[Plotting code records]
>> START
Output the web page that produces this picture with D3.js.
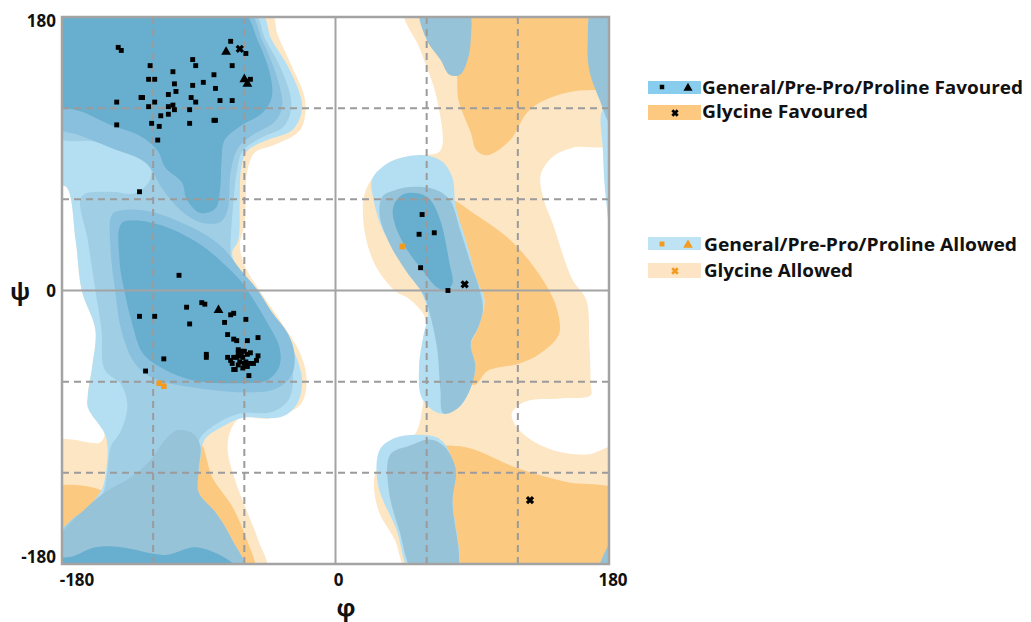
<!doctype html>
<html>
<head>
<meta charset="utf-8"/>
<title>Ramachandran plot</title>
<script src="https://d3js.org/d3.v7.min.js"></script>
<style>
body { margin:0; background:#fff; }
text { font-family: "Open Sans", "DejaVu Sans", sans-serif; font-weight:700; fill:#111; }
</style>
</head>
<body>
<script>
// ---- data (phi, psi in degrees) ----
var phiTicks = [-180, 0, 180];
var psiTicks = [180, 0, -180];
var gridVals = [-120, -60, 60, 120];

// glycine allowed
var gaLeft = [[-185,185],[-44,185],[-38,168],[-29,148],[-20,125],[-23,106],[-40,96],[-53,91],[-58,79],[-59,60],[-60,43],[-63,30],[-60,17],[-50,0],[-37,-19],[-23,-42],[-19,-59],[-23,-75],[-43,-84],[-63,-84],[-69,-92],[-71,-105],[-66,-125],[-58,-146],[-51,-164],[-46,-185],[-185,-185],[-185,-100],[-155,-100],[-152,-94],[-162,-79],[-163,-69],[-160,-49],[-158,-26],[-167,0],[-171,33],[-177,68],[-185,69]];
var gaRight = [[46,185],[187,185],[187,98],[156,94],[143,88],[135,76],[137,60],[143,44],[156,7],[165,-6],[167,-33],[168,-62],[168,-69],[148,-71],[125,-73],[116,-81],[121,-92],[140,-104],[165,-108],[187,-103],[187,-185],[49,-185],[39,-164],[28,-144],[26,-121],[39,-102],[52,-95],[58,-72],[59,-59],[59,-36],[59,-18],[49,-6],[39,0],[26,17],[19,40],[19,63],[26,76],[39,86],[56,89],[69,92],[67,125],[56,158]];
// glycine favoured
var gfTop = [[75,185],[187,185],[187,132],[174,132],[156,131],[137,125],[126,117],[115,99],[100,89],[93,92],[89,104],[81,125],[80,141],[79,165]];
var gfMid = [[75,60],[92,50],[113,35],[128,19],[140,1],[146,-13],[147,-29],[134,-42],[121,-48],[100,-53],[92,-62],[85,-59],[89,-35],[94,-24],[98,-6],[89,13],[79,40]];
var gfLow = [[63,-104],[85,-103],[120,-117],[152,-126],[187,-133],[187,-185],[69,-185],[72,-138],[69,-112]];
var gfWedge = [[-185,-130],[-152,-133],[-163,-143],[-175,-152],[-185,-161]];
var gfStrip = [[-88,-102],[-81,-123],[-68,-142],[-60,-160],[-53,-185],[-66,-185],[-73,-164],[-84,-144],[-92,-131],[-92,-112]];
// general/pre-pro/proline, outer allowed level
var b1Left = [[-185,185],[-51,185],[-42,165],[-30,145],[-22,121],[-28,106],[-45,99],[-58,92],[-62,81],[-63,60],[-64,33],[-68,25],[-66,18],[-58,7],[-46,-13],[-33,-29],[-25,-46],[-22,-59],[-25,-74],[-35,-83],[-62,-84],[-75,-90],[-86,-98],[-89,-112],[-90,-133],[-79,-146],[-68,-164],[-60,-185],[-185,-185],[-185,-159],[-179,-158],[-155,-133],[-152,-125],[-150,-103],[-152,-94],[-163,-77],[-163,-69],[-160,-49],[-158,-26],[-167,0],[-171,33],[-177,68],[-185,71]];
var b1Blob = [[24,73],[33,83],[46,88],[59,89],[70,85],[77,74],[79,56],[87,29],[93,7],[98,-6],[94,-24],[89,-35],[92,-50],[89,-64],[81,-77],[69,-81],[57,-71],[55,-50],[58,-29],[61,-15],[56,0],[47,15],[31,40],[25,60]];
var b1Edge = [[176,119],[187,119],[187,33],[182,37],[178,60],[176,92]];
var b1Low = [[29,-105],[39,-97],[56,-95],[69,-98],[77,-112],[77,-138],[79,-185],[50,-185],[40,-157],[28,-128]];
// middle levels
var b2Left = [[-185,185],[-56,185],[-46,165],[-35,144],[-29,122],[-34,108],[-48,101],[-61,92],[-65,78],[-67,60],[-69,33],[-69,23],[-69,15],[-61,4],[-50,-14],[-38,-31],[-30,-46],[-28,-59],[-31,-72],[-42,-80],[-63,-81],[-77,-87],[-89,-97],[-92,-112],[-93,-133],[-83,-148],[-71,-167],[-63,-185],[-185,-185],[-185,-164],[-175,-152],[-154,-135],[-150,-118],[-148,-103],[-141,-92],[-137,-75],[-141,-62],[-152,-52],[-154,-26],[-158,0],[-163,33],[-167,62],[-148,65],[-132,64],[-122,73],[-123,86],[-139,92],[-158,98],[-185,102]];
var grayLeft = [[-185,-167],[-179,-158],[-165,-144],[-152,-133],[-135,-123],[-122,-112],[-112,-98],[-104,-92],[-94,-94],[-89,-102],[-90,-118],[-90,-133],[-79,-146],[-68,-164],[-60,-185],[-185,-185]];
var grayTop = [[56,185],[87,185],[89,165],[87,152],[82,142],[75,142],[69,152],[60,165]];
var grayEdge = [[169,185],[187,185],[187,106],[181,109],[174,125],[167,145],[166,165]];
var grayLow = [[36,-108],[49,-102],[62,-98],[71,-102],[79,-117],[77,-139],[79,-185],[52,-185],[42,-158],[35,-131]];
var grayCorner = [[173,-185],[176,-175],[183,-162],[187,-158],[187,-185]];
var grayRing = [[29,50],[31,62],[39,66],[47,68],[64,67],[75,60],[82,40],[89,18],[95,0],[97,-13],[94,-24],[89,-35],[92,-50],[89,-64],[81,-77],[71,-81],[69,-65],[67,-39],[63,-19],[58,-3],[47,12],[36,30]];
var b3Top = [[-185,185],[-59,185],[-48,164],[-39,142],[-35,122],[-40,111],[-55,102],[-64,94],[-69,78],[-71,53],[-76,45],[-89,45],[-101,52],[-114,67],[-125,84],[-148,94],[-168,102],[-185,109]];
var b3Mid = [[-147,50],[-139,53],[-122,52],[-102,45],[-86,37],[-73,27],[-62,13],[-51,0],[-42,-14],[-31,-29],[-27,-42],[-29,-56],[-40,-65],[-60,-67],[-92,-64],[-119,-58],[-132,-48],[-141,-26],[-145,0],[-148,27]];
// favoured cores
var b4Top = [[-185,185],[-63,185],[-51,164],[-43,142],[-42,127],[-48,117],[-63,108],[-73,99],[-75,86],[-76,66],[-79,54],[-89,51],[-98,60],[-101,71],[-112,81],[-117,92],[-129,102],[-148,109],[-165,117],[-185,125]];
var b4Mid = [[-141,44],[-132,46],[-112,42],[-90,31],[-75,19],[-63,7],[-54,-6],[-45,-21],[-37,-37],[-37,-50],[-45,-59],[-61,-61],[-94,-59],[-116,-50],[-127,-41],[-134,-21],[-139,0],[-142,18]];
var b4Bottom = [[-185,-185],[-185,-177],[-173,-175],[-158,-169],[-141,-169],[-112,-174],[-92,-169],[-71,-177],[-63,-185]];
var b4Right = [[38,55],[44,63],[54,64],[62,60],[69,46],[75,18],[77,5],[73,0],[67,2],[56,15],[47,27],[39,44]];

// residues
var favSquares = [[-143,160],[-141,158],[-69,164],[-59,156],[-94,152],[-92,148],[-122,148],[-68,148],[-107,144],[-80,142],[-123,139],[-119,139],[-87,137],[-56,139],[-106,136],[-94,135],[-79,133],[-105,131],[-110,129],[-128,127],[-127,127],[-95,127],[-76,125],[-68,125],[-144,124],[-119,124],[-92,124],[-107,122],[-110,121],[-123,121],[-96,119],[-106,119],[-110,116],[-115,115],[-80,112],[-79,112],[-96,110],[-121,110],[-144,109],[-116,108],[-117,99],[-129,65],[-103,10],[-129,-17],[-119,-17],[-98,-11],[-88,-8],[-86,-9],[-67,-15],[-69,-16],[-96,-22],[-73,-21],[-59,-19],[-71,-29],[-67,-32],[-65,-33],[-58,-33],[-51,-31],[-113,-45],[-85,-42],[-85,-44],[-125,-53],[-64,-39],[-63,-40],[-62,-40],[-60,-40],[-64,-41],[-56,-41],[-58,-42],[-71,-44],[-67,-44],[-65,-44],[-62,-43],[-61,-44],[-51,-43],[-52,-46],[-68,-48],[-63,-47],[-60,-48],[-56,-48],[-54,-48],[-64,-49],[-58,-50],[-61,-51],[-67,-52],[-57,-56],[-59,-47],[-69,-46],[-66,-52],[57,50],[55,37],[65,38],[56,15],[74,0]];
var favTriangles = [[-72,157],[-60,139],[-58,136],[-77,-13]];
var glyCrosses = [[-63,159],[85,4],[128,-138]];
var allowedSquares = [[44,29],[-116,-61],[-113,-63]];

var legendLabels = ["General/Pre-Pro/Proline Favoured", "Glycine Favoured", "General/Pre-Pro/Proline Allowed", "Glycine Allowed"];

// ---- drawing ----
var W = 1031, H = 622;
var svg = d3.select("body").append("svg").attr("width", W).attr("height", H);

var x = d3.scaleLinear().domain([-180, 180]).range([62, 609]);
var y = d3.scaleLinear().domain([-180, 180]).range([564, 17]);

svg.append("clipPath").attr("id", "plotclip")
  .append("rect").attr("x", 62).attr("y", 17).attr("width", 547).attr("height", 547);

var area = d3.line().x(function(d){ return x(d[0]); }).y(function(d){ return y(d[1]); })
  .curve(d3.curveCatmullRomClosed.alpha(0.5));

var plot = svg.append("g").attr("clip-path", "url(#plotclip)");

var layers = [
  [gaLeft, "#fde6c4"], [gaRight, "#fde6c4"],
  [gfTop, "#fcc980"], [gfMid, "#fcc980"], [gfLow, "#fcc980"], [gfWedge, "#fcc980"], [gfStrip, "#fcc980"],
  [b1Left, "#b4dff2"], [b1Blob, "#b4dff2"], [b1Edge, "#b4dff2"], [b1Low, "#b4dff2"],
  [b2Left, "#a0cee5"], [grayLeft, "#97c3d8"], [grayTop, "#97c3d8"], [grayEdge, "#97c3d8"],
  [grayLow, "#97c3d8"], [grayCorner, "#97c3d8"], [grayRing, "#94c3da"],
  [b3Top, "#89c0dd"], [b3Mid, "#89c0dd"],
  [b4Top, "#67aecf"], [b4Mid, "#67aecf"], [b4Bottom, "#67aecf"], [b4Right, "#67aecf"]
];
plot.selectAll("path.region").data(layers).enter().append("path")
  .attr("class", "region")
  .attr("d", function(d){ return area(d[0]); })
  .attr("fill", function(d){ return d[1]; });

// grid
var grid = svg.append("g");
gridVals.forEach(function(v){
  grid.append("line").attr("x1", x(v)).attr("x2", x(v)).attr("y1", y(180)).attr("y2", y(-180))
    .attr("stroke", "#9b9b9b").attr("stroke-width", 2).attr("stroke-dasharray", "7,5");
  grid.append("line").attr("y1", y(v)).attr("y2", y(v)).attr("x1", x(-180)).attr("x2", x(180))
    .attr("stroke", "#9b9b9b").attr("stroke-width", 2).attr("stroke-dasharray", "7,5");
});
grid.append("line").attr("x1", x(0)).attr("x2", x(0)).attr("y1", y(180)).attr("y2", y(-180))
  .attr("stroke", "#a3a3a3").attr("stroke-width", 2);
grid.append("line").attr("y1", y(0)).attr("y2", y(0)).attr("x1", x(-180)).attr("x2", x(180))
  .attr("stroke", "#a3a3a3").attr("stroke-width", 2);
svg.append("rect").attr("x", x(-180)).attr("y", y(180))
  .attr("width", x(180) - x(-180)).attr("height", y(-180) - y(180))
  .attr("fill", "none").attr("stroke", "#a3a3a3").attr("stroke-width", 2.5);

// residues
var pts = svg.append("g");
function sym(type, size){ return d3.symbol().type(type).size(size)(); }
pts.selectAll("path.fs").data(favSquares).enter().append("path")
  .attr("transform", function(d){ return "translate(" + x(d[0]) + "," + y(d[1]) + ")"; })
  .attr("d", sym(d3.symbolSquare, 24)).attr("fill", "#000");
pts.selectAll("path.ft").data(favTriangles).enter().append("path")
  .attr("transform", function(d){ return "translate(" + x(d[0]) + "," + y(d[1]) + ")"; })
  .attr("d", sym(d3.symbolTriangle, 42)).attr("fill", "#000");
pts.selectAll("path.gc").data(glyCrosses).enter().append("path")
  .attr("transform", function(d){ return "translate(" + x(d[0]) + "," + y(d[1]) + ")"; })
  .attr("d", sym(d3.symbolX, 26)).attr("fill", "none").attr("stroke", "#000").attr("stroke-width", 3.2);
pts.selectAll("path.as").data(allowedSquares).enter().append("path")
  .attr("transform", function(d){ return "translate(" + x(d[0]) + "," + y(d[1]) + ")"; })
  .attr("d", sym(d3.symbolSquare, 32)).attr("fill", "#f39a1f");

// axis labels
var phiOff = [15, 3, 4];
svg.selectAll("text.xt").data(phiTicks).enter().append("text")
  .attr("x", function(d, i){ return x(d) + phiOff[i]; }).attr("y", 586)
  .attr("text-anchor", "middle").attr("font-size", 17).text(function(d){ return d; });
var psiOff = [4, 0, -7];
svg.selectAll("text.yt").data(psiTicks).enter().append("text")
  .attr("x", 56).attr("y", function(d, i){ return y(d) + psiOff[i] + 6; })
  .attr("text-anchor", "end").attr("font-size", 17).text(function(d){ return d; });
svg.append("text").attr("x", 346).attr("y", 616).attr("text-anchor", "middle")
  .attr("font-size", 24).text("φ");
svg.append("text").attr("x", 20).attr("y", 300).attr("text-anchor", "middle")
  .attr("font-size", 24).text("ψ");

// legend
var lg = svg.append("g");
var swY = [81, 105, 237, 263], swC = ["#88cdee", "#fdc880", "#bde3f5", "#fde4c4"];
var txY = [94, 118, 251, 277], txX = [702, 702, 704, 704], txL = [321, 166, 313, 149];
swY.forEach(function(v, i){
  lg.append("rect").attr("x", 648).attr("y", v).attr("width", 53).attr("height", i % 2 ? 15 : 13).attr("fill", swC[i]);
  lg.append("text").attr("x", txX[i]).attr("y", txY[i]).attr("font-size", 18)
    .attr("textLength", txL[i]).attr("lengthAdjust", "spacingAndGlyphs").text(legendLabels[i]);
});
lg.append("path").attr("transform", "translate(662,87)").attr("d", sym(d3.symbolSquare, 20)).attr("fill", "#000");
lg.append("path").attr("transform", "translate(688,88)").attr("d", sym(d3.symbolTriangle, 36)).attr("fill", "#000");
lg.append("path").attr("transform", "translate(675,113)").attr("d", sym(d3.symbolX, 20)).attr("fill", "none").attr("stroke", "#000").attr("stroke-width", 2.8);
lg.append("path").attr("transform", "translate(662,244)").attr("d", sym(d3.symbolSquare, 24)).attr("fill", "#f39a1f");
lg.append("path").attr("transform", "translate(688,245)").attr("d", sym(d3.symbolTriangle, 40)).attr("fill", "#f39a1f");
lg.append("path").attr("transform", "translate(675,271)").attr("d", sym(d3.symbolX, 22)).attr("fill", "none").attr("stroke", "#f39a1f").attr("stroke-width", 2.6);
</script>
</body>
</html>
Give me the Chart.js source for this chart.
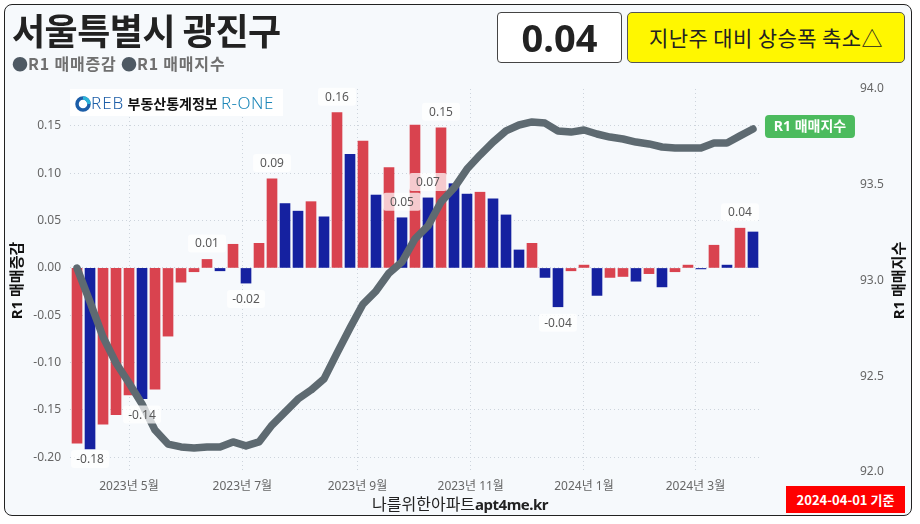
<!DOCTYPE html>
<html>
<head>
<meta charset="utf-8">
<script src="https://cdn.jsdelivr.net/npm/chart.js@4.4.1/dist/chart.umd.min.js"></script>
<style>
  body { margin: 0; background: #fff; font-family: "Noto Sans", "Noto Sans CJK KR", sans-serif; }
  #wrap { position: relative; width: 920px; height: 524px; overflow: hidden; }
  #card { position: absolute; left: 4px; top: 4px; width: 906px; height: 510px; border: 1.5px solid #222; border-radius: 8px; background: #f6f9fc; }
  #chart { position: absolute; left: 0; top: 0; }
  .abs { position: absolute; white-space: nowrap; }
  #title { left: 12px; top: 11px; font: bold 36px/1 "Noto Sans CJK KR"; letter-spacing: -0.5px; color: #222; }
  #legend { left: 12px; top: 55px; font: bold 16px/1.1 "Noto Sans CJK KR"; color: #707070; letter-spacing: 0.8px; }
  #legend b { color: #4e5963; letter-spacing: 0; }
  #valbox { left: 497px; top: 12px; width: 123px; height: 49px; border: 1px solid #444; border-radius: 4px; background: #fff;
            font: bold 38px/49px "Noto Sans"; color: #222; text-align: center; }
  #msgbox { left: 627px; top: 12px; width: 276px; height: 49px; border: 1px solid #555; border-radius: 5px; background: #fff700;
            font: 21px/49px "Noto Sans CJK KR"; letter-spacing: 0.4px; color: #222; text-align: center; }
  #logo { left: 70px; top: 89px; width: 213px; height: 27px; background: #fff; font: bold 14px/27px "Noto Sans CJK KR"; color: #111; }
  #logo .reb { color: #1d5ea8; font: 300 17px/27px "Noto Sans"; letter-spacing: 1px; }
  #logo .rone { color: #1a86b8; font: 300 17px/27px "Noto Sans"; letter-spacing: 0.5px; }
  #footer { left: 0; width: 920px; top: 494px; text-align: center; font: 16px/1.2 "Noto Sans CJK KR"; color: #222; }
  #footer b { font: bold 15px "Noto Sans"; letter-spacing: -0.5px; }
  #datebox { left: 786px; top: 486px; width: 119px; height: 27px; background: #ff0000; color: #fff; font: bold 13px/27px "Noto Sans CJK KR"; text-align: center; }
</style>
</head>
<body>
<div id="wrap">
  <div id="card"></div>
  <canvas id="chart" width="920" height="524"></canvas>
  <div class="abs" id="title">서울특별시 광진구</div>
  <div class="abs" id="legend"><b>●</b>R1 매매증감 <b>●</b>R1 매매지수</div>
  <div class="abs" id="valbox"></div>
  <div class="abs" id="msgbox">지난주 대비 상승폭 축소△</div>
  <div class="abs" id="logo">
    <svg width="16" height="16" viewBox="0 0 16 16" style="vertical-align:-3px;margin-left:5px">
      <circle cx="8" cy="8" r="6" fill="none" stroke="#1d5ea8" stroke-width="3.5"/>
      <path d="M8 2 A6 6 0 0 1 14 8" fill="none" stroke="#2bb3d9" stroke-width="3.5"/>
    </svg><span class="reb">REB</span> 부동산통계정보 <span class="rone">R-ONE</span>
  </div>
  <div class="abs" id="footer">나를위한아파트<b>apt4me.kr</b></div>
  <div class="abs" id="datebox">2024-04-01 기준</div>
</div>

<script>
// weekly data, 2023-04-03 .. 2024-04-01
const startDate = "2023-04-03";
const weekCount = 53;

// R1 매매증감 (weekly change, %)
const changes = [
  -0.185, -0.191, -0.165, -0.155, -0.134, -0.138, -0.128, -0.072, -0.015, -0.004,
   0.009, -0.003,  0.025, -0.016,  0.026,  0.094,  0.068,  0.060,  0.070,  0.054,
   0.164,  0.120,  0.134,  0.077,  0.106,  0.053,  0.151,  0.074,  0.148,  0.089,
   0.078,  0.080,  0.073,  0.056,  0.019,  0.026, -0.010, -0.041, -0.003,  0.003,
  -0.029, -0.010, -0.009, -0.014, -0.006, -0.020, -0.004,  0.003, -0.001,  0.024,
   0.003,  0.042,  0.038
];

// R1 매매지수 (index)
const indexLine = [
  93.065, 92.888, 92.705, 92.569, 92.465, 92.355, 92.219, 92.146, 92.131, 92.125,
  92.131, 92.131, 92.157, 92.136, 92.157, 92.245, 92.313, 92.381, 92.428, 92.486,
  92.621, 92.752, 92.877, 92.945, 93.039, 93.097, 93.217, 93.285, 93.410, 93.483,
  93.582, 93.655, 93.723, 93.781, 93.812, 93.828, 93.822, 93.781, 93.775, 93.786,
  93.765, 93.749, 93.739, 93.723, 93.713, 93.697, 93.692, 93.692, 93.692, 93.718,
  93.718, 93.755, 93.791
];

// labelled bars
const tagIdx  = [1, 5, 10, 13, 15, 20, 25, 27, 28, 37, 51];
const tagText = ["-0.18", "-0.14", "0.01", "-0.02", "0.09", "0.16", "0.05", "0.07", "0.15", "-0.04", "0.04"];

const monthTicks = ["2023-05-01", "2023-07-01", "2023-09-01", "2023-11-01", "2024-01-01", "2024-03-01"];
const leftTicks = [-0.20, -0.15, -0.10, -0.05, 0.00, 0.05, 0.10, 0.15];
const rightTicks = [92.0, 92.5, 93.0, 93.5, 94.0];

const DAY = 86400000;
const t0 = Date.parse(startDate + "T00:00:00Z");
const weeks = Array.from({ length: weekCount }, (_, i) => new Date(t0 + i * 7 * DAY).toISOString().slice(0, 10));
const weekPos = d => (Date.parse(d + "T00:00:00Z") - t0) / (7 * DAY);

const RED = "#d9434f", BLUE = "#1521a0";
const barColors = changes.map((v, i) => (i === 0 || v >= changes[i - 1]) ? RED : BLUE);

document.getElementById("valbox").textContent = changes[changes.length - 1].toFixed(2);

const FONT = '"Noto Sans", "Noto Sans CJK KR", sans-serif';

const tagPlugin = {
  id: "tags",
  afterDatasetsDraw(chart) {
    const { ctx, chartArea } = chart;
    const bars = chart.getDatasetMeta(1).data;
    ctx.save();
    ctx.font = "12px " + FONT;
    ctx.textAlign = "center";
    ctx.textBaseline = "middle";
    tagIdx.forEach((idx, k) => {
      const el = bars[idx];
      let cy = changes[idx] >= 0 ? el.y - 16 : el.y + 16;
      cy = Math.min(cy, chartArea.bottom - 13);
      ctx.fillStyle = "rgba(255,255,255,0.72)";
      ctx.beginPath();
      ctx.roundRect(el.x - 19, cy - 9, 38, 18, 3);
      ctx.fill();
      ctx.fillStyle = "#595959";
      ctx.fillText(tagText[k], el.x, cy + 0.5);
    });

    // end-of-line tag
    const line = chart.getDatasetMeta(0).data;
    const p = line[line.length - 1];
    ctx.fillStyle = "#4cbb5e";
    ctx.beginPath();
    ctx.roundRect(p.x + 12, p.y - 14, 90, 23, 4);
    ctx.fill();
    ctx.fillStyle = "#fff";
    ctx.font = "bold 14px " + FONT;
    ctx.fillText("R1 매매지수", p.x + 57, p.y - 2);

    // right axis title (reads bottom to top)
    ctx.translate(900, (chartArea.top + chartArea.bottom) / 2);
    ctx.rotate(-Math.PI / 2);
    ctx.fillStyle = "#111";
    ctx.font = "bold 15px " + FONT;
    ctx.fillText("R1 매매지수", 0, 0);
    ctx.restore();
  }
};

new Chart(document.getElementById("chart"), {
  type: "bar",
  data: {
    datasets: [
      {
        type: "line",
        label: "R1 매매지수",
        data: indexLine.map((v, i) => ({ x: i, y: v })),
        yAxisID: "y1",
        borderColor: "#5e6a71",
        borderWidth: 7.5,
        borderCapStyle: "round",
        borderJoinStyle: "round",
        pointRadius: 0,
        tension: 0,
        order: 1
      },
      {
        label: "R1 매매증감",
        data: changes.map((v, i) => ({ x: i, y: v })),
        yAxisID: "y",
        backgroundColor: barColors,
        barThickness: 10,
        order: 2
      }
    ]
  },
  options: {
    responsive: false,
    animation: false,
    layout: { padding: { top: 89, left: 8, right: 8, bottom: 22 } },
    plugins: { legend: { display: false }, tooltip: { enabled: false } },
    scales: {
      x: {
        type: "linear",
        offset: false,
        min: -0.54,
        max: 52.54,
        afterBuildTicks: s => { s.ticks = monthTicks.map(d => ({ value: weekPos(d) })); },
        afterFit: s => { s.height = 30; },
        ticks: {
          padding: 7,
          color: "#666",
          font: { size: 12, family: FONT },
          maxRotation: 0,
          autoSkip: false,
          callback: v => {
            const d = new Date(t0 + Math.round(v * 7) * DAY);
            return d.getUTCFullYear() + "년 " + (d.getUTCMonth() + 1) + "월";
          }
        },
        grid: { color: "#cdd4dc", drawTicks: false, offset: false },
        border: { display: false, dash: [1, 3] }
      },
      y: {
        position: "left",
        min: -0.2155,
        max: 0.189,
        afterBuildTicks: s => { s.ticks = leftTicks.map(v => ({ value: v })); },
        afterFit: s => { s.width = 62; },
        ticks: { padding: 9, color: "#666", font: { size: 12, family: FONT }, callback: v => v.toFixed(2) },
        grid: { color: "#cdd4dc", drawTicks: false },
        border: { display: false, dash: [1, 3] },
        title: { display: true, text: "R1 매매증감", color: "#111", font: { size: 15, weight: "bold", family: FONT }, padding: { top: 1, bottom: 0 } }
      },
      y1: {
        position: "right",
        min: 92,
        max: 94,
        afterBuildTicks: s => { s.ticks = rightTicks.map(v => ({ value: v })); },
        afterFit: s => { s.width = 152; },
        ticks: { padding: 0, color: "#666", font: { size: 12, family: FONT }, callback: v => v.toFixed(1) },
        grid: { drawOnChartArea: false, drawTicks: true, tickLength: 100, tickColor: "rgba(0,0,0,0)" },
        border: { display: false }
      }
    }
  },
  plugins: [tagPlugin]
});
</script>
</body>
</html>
>> END
> **Task details**
Pictures do not belong in the copy. Repeat only the lines from the top of the records through the line containing "var gridVals = [-120, -60, 60, 120];".

> **Correct response**
Output the web page that produces this picture with D3.js.
<!doctype html>
<html>
<head>
<meta charset="utf-8"/>
<title>Ramachandran plot</title>
<script src="https://d3js.org/d3.v7.min.js"></script>
<style>
body { margin:0; background:#fff; }
text { font-family: "Open Sans", "DejaVu Sans", sans-serif; font-weight:700; fill:#111; }
</style>
</head>
<body>
<script>
// ---- data (phi, psi in degrees) ----
var phiTicks = [-180, 0, 180];
var psiTicks = [180, 0, -180];
var gridVals = [-120, -60, 60, 120];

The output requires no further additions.